#### Recorded data

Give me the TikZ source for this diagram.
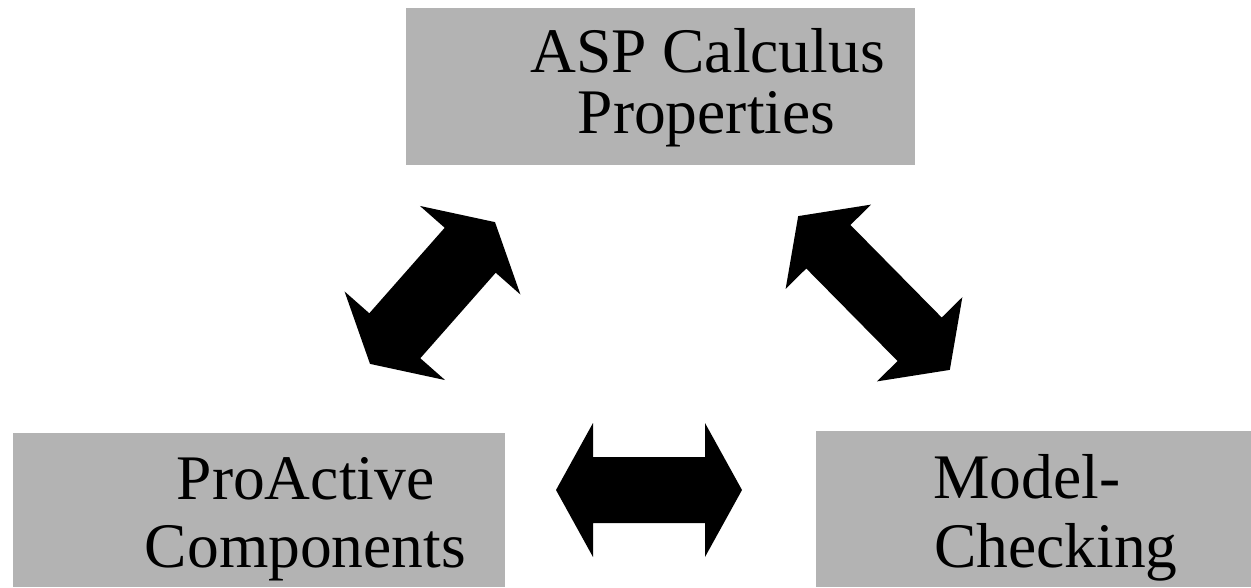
\documentclass[tikz,border=0pt]{standalone}
\usepackage{fontspec}
\setmainfont{Liberation Serif}
\definecolor{boxgray}{RGB}{179,179,179}
\newcommand\DblArrowShape[7]{%
  % #1,#2 centre; #3 angle; #4 half length; #5 head length; #6 head half width; #7 shaft half width
  \begin{scope}[shift={(#1,#2)}, rotate=#3]
    \fill[arrowfill] (#4,0) -- ({#4-#5},#6) -- ({#4-#5},#7) -- ({-#4+#5},#7) -- ({-#4+#5},#6)
      -- (-#4,0) -- ({-#4+#5},-#6) -- ({-#4+#5},-#7) -- ({#4-#5},-#7) -- ({#4-#5},-#6) -- cycle;
  \end{scope}}
\tikzset{
  box/.style={fill=boxgray, draw=none, inner sep=0pt, outer sep=0pt, anchor=north west},
  txt/.style={font=\fontsize{63.5}{70}\selectfont, inner sep=0pt, text=black},
  arrowfill/.style={fill=black},
}
\begin{document}
\begin{tikzpicture}[x=1pt, y=-1pt]
  \useasboundingbox (0,0) rectangle (1251,587);
  % boxes
  \node[box, minimum width=509pt, minimum height=157pt] (asp) at (406,8) {};
  \node[box, minimum width=492pt, minimum height=154pt] (pro) at (13,433) {};
  \node[box, minimum width=435pt, minimum height=156pt] (mc) at (816,431) {};
  % texts
  \node[txt, anchor=base] (asp1) at (707.5,72) {ASP Calculus};
  \node[txt, anchor=base] (asp2) at (706.5,133) {Properties};
  \node[txt, anchor=base] (pro1) at (305.5,499) {ProActive};
  \node[txt, anchor=base] (pro2) at (305.5,567) {Components};
  \node[txt, anchor=base west] (mc1) at (933,498) {Model-};
  \node[txt, anchor=base west] (mc2) at (934,567) {Checking};
  % arrows
  \DblArrowShape{432.5}{293}{48.6}{94.5}{37.5}{67}{34}
  \DblArrowShape{874}{293}{-45.4}{108}{43}{60}{31}
  \DblArrowShape{649}{490}{0}{93}{37}{67}{33}
\end{tikzpicture}
\end{document}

########

- The task -
Reproduce the listing above exactly, excluding all pictures.

- Expected output -
Give me the TikZ source for this diagram.
\documentclass[tikz,border=0pt]{standalone}
\usepackage{fontspec}
\setmainfont{Liberation Serif}
\definecolor{boxgray}{RGB}{179,179,179}
\newcommand\DblArrowShape[7]{%
  % #1,#2 centre; #3 angle; #4 half length; #5 head length; #6 head half width; #7 shaft half width
  \begin{scope}[shift={(#1,#2)}, rotate=#3]
    \fill[arrowfill] (#4,0) -- ({#4-#5},#6) -- ({#4-#5},#7) -- ({-#4+#5},#7) -- ({-#4+#5},#6)
      -- (-#4,0) -- ({-#4+#5},-#6) -- ({-#4+#5},-#7) -- ({#4-#5},-#7) -- ({#4-#5},-#6) -- cycle;
  \end{scope}}
\tikzset{
  box/.style={fill=boxgray, draw=none, inner sep=0pt, outer sep=0pt, anchor=north west},
  txt/.style={font=\fontsize{63.5}{70}\selectfont, inner sep=0pt, text=black},
  arrowfill/.style={fill=black},
}
\begin{document}
\begin{tikzpicture}[x=1pt, y=-1pt]
  \useasboundingbox (0,0) rectangle (1251,587);
  % boxes
  \node[box, minimum width=509pt, minimum height=157pt] (asp) at (406,8) {};
  \node[box, minimum width=492pt, minimum height=154pt] (pro) at (13,433) {};
  \node[box, minimum width=435pt, minimum height=156pt] (mc) at (816,431) {};
  % texts
  \node[txt, anchor=base] (asp1) at (707.5,72) {ASP Calculus};
  \node[txt, anchor=base] (asp2) at (706.5,133) {Properties};
  \node[txt, anchor=base] (pro1) at (305.5,499) {ProActive};
  \node[txt, anchor=base] (pro2) at (305.5,567) {Components};
  \node[txt, anchor=base west] (mc1) at (933,498) {Model-};
  \node[txt, anchor=base west] (mc2) at (934,567) {Checking};
  % arrows
  \DblArrowShape{432.5}{293}{48.6}{94.5}{37.5}{67}{34}
  \DblArrowShape{874}{293}{-45.4}{108}{43}{60}{31}
  \DblArrowShape{649}{490}{0}{93}{37}{67}{33}
\end{tikzpicture}
\end{document}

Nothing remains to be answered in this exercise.